____ ENTRIES
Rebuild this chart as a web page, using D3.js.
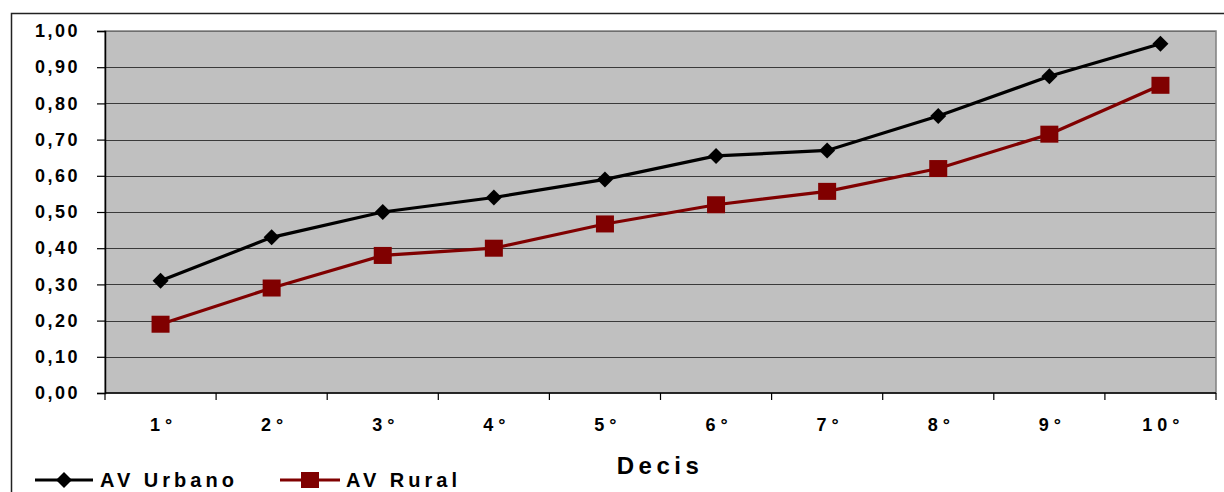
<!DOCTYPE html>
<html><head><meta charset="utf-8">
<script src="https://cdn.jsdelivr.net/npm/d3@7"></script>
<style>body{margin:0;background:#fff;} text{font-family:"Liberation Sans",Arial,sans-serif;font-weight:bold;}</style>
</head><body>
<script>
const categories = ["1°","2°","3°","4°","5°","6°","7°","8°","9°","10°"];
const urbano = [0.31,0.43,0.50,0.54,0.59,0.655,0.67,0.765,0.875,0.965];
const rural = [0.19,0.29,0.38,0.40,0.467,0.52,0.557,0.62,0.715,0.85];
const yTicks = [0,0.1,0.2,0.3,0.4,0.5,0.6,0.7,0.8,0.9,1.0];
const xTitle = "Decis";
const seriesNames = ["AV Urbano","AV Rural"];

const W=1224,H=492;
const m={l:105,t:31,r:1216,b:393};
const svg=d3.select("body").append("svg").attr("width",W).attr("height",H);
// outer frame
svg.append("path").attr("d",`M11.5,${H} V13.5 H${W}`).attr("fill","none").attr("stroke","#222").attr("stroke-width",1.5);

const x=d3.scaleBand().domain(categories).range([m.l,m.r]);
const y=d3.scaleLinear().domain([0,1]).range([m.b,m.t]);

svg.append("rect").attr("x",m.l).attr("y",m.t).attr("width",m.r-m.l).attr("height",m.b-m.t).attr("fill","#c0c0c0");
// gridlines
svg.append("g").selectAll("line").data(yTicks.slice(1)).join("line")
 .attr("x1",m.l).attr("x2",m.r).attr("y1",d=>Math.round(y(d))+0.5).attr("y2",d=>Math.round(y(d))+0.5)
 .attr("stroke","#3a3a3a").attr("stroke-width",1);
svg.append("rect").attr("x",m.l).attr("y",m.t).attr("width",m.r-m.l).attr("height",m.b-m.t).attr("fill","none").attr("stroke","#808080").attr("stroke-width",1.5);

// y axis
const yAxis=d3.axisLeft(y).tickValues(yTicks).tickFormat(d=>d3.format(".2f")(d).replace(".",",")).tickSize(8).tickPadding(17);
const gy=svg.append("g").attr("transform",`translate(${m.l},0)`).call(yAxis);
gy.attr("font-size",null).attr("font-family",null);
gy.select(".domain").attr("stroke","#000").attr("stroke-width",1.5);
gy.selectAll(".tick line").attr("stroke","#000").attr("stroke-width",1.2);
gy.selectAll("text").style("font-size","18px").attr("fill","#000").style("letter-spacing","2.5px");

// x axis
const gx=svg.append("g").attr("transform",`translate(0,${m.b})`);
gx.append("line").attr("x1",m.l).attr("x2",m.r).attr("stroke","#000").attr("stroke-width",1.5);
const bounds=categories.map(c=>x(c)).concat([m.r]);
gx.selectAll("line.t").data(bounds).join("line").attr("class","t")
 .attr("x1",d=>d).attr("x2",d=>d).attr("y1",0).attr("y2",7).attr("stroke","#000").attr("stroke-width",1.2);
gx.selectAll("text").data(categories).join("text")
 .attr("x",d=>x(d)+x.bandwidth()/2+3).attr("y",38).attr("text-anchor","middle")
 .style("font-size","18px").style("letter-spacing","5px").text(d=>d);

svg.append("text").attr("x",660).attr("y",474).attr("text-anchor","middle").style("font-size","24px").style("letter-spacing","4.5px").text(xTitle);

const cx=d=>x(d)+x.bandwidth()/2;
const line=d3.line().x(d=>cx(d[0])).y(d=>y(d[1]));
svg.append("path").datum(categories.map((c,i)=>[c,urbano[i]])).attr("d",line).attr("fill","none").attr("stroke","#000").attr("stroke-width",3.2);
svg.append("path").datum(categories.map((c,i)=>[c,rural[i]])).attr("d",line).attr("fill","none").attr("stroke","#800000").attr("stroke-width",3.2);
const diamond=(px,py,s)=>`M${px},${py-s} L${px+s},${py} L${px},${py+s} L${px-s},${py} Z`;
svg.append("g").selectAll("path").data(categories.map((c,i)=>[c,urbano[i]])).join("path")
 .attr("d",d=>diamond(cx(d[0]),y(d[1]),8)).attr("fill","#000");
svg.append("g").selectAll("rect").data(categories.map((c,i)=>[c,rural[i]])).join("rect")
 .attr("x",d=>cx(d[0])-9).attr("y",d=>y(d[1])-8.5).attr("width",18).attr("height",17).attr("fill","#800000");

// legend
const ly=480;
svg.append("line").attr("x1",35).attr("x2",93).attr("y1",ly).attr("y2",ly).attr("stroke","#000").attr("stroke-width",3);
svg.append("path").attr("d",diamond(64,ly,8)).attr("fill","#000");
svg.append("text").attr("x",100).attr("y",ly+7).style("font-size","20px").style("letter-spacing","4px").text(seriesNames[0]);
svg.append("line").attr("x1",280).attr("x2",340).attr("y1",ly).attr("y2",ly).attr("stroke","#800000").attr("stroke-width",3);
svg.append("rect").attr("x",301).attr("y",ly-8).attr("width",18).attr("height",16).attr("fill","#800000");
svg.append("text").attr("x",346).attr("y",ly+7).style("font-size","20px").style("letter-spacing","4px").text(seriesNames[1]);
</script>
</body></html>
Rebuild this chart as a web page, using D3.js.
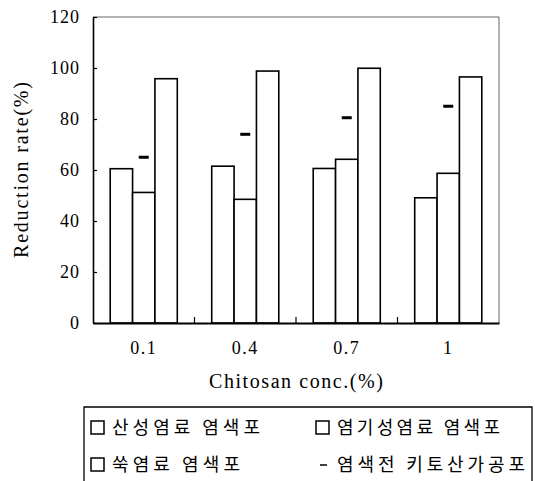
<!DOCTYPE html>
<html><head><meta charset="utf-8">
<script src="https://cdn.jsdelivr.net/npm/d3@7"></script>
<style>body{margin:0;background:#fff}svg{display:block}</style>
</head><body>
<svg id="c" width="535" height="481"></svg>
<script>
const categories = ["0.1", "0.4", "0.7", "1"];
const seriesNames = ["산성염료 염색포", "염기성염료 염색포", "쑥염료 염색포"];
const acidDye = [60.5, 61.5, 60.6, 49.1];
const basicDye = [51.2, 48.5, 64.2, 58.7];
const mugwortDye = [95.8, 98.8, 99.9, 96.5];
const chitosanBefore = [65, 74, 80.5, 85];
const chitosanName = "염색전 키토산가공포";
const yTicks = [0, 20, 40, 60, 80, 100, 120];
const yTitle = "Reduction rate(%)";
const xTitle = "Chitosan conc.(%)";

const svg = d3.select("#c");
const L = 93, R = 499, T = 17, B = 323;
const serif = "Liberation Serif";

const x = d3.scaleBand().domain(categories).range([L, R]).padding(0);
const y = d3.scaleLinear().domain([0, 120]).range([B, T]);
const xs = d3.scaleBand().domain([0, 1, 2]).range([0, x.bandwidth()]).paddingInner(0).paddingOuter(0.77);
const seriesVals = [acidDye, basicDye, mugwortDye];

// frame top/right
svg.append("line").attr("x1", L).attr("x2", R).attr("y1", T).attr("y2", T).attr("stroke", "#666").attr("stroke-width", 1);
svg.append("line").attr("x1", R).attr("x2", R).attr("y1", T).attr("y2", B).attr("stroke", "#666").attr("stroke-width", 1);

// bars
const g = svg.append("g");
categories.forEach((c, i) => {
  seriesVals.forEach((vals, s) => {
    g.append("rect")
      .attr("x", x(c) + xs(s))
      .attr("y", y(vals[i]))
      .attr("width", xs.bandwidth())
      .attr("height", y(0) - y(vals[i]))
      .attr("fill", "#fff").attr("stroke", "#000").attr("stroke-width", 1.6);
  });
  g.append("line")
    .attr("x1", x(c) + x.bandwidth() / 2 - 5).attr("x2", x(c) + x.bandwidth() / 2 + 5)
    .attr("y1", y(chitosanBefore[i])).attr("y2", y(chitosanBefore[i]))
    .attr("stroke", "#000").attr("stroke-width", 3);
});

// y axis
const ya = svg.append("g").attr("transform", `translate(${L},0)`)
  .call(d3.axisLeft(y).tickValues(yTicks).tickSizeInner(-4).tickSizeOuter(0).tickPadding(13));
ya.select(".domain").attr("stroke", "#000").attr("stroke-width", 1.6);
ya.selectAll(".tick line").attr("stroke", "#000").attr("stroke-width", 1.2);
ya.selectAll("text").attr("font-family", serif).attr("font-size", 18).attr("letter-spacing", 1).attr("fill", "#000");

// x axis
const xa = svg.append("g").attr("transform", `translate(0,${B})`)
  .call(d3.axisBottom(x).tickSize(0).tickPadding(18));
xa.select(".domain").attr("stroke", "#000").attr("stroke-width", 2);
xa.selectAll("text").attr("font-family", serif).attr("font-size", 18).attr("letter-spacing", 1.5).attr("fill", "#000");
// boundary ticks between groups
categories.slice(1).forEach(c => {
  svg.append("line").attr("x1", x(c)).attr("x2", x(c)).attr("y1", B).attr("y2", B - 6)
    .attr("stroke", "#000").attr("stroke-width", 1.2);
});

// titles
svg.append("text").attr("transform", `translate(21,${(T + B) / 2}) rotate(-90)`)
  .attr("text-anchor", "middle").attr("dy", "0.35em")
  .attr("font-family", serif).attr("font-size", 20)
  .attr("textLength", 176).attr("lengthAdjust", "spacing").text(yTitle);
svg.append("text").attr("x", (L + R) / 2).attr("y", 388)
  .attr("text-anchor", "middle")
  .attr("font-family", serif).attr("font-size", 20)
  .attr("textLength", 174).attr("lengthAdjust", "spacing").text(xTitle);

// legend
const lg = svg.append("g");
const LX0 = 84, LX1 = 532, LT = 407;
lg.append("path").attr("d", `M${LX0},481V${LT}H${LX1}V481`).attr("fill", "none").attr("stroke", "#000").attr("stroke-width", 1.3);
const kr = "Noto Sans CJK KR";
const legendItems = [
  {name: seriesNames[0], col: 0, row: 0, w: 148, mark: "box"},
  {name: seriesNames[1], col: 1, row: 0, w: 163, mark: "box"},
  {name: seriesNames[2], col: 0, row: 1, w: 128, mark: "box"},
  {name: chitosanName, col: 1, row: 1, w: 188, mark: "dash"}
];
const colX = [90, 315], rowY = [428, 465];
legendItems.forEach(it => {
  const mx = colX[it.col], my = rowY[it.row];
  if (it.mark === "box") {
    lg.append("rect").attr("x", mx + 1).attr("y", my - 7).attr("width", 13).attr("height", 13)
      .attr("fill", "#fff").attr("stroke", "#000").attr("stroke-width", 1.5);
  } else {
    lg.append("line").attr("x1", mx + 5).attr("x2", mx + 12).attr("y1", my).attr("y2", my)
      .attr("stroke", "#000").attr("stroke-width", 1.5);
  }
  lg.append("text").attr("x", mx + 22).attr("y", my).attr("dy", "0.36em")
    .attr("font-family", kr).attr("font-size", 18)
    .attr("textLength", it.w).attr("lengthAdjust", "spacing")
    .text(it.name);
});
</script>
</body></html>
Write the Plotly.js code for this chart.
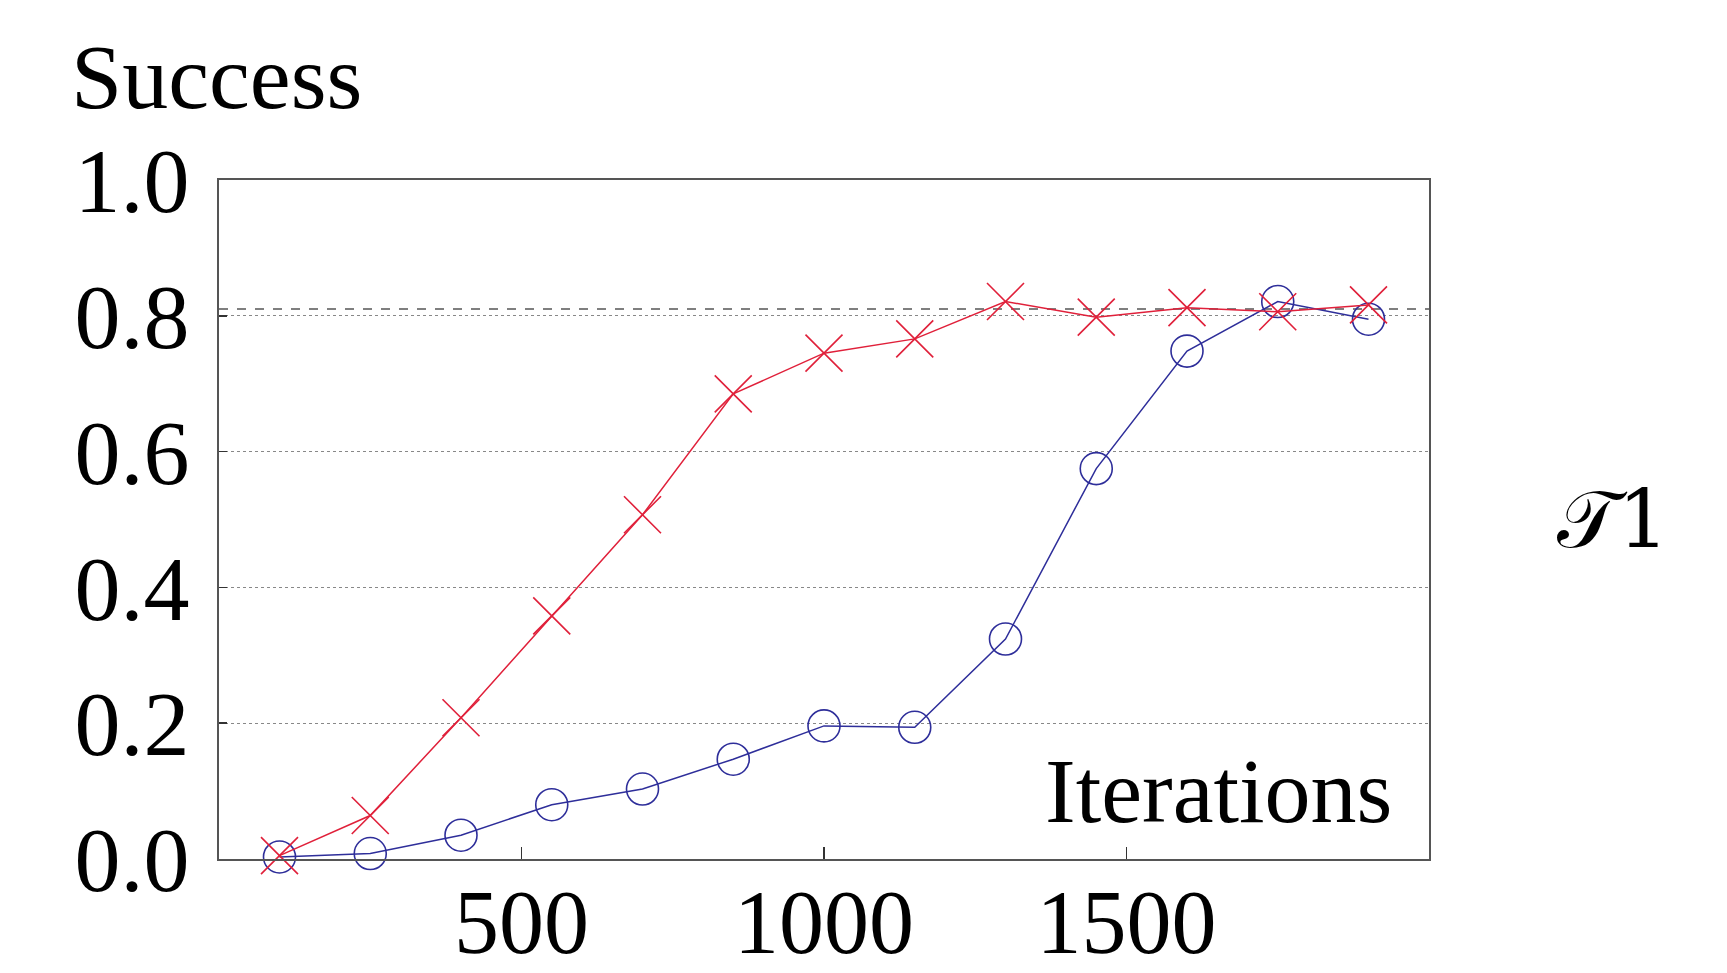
________
WORK INSTRUCTIONS — Transcribe, from the records above, the first line and every line after it up to and including the line with "const y=d3.scaleLinear().domain([0,1]).range([m.b,m.t]);"; omit pictures.

THE OUTPUT —
Rebuild this chart as a web page, using D3.js.
<!DOCTYPE html>
<html><head><meta charset="utf-8">
<script src="https://cdn.jsdelivr.net/npm/d3@7"></script>
<style>body{margin:0;background:#fff;} text{font-family:"Liberation Sans",Arial,sans-serif;font-weight:bold;}</style>
</head><body>
<script>
const categories = ["1°","2°","3°","4°","5°","6°","7°","8°","9°","10°"];
const urbano = [0.31,0.43,0.50,0.54,0.59,0.655,0.67,0.765,0.875,0.965];
const rural = [0.19,0.29,0.38,0.40,0.467,0.52,0.557,0.62,0.715,0.85];
const yTicks = [0,0.1,0.2,0.3,0.4,0.5,0.6,0.7,0.8,0.9,1.0];
const xTitle = "Decis";
const seriesNames = ["AV Urbano","AV Rural"];

const W=1224,H=492;
const m={l:105,t:31,r:1216,b:393};
const svg=d3.select("body").append("svg").attr("width",W).attr("height",H);
// outer frame
svg.append("path").attr("d",`M11.5,${H} V13.5 H${W}`).attr("fill","none").attr("stroke","#222").attr("stroke-width",1.5);

const x=d3.scaleBand().domain(categories).range([m.l,m.r]);
const y=d3.scaleLinear().domain([0,1]).range([m.b,m.t]);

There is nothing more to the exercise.